The exercise: Within the data that follows, how many lines carry the string "this"? Give the number alone.

↓

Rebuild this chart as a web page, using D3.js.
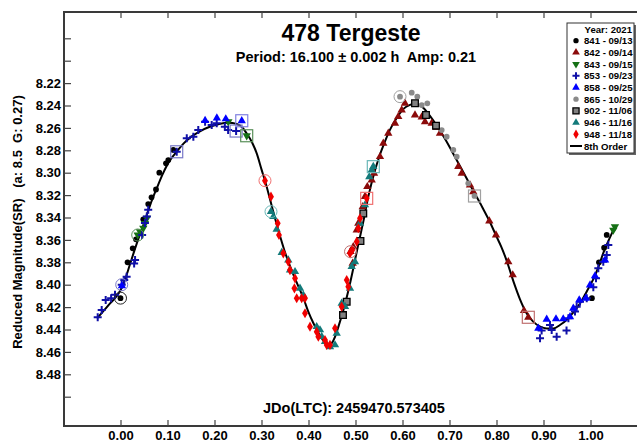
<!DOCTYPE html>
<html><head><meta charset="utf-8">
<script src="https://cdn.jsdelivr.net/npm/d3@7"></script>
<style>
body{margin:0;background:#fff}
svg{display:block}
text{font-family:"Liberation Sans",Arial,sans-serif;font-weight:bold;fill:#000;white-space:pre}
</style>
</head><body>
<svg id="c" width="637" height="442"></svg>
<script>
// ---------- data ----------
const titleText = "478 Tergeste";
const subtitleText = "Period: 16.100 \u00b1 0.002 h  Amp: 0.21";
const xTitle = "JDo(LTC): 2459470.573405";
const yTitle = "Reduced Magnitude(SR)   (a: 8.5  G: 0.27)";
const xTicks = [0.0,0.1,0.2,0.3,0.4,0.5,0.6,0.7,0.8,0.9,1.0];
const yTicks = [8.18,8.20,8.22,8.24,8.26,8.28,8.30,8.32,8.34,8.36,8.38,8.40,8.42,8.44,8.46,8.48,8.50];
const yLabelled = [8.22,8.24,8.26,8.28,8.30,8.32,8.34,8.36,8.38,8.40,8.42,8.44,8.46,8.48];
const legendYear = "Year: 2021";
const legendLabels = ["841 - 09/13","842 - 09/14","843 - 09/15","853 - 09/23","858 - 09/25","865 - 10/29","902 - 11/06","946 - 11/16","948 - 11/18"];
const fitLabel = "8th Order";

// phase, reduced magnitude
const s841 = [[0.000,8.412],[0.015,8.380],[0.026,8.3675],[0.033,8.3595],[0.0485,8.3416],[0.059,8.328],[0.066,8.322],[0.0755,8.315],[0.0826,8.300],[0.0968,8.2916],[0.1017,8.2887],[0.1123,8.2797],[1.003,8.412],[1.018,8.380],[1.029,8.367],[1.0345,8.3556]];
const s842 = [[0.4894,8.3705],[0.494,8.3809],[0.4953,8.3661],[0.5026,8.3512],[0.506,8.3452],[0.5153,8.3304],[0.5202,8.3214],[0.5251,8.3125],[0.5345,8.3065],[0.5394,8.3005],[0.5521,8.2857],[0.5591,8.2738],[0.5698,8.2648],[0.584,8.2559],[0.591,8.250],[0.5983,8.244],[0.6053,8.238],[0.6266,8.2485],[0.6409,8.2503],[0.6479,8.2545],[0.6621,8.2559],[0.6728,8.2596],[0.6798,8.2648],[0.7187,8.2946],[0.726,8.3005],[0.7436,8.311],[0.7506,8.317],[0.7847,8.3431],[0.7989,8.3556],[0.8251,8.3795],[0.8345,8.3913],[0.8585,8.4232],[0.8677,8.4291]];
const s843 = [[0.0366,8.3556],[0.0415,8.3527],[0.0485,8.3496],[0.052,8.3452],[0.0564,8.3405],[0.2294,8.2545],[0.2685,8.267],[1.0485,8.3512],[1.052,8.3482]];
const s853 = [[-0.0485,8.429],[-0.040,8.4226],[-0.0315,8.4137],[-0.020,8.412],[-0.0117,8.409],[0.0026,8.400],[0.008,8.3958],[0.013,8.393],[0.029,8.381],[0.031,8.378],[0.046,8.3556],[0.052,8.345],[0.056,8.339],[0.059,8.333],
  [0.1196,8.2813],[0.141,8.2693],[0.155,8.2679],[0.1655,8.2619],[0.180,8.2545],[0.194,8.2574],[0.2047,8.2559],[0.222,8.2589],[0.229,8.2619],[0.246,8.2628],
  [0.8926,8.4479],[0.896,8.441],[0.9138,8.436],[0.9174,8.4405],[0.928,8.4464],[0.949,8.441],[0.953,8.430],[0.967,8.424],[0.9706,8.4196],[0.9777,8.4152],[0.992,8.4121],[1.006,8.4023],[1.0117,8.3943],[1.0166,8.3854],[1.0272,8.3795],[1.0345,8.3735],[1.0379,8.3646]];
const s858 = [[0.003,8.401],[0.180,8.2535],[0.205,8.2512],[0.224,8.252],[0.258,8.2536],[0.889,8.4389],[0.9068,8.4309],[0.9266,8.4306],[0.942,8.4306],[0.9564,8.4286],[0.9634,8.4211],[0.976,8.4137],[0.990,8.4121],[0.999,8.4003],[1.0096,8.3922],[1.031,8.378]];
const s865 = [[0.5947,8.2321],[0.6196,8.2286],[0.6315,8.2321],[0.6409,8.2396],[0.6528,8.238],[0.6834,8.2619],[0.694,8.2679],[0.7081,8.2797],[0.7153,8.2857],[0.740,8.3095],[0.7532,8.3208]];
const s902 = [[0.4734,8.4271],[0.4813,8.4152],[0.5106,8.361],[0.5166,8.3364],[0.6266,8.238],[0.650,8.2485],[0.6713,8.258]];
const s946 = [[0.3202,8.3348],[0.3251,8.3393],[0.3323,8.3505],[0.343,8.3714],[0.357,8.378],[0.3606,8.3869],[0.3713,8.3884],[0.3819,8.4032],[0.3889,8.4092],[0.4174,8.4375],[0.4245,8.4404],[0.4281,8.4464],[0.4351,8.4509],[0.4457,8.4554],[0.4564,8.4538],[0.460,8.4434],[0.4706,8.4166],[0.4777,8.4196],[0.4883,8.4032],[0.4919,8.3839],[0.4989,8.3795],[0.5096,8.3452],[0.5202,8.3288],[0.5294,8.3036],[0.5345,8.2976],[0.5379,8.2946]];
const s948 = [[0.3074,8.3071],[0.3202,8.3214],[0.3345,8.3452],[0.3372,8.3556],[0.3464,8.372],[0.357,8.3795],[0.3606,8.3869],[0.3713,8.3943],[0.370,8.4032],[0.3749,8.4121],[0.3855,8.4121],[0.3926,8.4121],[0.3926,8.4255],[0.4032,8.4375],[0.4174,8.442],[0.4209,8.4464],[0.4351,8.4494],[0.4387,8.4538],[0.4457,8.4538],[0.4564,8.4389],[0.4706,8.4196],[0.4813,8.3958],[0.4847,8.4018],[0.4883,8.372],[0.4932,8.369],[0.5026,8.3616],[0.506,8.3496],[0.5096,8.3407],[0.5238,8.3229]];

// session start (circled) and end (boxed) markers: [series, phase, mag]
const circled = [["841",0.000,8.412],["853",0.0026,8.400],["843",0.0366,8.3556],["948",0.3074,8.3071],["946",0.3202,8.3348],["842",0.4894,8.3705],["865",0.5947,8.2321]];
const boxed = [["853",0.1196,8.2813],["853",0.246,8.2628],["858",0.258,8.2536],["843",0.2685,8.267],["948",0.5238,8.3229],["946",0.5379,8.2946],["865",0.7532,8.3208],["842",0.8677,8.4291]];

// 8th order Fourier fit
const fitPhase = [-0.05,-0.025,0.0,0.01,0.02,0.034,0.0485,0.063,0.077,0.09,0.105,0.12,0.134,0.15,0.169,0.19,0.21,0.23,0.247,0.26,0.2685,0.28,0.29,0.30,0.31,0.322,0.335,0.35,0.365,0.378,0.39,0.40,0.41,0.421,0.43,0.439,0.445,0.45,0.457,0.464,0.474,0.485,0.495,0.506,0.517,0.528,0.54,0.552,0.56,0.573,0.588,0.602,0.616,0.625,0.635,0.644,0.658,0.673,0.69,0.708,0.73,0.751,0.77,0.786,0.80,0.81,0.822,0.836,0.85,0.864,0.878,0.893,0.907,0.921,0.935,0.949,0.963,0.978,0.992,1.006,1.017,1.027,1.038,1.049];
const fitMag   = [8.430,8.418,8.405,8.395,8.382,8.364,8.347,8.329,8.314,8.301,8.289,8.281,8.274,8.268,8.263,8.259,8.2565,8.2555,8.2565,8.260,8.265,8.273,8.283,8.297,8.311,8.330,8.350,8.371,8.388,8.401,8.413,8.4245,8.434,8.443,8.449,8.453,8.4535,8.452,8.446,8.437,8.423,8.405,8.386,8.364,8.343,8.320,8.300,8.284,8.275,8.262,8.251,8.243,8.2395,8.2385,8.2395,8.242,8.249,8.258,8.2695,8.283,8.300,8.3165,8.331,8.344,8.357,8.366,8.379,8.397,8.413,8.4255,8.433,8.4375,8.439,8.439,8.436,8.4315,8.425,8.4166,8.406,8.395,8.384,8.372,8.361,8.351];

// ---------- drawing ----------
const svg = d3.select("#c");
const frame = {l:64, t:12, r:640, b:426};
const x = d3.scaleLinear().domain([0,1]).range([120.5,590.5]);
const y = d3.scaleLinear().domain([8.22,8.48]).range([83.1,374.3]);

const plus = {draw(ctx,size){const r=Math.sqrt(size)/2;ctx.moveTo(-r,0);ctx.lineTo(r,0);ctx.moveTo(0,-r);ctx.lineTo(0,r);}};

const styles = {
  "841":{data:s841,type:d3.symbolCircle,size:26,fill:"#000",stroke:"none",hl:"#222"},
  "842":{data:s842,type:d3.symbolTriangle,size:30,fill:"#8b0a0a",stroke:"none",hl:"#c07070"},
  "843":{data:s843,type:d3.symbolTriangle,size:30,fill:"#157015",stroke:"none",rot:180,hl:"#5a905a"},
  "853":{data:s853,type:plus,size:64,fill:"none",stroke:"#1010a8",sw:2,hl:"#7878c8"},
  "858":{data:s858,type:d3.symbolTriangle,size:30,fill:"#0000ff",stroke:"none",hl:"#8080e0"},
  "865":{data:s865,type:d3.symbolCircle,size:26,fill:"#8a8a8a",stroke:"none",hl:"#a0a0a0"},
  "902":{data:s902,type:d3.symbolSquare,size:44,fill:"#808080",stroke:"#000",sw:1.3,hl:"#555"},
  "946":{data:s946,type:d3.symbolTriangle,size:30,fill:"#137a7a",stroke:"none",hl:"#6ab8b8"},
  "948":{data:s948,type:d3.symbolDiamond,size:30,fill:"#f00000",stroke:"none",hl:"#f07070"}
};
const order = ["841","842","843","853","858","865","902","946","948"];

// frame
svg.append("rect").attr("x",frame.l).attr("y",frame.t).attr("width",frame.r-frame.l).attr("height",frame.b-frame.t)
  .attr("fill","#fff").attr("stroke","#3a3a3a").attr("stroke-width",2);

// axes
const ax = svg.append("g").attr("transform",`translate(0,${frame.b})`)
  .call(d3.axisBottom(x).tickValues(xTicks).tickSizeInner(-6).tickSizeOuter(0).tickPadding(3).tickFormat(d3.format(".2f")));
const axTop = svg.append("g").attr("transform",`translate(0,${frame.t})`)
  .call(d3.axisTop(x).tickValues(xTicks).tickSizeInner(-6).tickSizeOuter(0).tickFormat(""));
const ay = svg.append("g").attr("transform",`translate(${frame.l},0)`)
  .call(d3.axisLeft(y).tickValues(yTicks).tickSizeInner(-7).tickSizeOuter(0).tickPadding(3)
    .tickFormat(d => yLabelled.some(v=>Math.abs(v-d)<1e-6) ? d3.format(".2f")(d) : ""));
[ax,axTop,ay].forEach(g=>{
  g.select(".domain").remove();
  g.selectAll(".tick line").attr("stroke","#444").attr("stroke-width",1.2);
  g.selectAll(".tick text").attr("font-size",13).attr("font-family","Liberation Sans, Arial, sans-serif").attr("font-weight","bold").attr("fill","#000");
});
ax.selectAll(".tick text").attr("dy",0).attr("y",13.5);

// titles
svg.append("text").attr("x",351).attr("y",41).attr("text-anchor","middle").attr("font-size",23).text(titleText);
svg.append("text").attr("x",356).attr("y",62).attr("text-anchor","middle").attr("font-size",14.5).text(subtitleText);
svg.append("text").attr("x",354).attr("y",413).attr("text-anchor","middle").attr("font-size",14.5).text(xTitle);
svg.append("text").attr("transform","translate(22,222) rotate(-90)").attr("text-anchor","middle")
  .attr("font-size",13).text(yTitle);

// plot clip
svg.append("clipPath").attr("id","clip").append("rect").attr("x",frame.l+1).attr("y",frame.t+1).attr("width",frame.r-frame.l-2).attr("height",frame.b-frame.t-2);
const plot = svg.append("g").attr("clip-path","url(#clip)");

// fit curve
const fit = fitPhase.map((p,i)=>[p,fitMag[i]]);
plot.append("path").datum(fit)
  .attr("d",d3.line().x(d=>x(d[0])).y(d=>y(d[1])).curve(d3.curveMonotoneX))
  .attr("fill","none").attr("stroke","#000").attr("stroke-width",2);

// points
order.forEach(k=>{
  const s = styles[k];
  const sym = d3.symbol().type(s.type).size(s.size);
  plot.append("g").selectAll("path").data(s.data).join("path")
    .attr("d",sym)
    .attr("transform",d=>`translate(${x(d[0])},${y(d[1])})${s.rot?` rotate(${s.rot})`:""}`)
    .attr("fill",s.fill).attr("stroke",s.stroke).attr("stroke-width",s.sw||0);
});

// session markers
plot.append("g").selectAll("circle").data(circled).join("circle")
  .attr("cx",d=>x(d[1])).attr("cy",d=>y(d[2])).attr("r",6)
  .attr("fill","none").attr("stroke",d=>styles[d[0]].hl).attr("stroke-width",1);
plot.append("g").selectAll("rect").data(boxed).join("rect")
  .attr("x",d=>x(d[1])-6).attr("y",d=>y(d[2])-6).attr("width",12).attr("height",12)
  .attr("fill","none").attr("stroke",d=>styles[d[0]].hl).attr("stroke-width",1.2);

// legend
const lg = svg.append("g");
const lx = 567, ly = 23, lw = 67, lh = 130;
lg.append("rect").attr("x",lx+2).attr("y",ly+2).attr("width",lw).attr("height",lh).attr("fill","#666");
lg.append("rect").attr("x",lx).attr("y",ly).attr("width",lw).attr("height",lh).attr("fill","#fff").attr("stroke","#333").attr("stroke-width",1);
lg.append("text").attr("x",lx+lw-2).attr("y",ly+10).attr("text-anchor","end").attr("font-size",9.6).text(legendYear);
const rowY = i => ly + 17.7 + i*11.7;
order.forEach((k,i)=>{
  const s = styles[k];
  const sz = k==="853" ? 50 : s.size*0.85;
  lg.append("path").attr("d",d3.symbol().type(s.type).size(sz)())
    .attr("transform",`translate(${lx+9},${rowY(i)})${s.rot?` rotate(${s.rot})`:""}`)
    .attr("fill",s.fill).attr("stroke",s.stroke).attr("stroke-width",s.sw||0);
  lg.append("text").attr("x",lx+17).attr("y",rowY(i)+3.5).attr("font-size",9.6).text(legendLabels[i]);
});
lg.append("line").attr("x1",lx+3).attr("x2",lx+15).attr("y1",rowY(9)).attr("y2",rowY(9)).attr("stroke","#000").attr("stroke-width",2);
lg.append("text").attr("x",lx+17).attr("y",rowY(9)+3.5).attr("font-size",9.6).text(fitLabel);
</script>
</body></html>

↑
↓

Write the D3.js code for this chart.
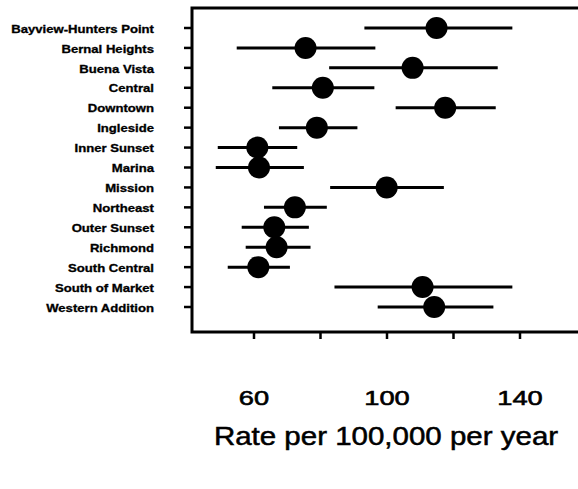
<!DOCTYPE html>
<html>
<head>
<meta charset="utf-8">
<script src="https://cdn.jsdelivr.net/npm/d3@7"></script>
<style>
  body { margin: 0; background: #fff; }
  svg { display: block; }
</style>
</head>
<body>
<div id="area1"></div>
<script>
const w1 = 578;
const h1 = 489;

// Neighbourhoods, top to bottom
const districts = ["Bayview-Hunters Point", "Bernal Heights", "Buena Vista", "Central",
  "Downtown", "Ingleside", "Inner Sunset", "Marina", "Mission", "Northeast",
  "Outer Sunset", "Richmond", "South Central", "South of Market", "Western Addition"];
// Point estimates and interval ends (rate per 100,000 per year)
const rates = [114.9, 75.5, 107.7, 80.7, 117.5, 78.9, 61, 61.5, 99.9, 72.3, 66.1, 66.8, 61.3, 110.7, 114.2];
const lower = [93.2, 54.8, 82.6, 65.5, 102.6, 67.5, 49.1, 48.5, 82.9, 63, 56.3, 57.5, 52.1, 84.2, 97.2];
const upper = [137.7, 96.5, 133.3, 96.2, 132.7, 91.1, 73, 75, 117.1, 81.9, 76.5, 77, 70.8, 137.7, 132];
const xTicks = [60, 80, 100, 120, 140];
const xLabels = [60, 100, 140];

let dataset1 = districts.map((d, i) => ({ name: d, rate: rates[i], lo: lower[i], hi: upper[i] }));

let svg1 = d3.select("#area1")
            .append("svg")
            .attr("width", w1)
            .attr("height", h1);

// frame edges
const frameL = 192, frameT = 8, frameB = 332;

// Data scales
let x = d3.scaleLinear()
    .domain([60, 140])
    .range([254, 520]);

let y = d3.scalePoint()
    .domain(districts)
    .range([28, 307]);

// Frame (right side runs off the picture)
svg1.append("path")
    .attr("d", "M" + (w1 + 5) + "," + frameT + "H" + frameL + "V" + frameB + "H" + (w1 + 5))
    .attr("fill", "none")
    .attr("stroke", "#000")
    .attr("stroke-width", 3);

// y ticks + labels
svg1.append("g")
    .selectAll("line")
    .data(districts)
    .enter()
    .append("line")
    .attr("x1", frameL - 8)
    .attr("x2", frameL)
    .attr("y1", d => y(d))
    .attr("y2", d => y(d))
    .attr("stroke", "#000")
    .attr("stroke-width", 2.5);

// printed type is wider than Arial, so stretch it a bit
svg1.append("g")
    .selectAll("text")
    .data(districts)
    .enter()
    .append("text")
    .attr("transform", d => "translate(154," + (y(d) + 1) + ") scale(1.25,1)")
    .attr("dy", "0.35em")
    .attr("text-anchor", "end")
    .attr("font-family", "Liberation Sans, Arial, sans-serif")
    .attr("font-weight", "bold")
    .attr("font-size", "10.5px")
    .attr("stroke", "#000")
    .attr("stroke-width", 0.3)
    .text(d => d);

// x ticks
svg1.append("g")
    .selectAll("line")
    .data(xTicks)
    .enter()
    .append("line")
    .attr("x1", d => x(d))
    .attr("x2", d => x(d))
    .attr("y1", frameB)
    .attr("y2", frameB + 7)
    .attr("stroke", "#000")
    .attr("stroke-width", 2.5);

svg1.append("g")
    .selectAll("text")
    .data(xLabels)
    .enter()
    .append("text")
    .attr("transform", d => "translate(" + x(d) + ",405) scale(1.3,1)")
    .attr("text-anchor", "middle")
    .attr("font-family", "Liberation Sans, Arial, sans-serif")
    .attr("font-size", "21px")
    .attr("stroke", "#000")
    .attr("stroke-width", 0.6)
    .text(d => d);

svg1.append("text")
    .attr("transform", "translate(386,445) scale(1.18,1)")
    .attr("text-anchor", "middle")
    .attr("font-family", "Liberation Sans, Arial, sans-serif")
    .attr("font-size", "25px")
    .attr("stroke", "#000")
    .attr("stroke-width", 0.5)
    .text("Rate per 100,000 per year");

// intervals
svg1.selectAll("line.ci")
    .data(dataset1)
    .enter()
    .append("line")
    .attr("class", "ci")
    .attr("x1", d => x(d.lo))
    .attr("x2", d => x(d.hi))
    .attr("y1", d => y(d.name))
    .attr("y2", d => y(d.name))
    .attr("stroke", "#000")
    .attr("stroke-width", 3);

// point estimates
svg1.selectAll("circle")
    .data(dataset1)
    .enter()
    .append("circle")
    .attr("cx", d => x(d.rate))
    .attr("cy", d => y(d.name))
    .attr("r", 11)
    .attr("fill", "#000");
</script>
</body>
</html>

↑

Written solution: 2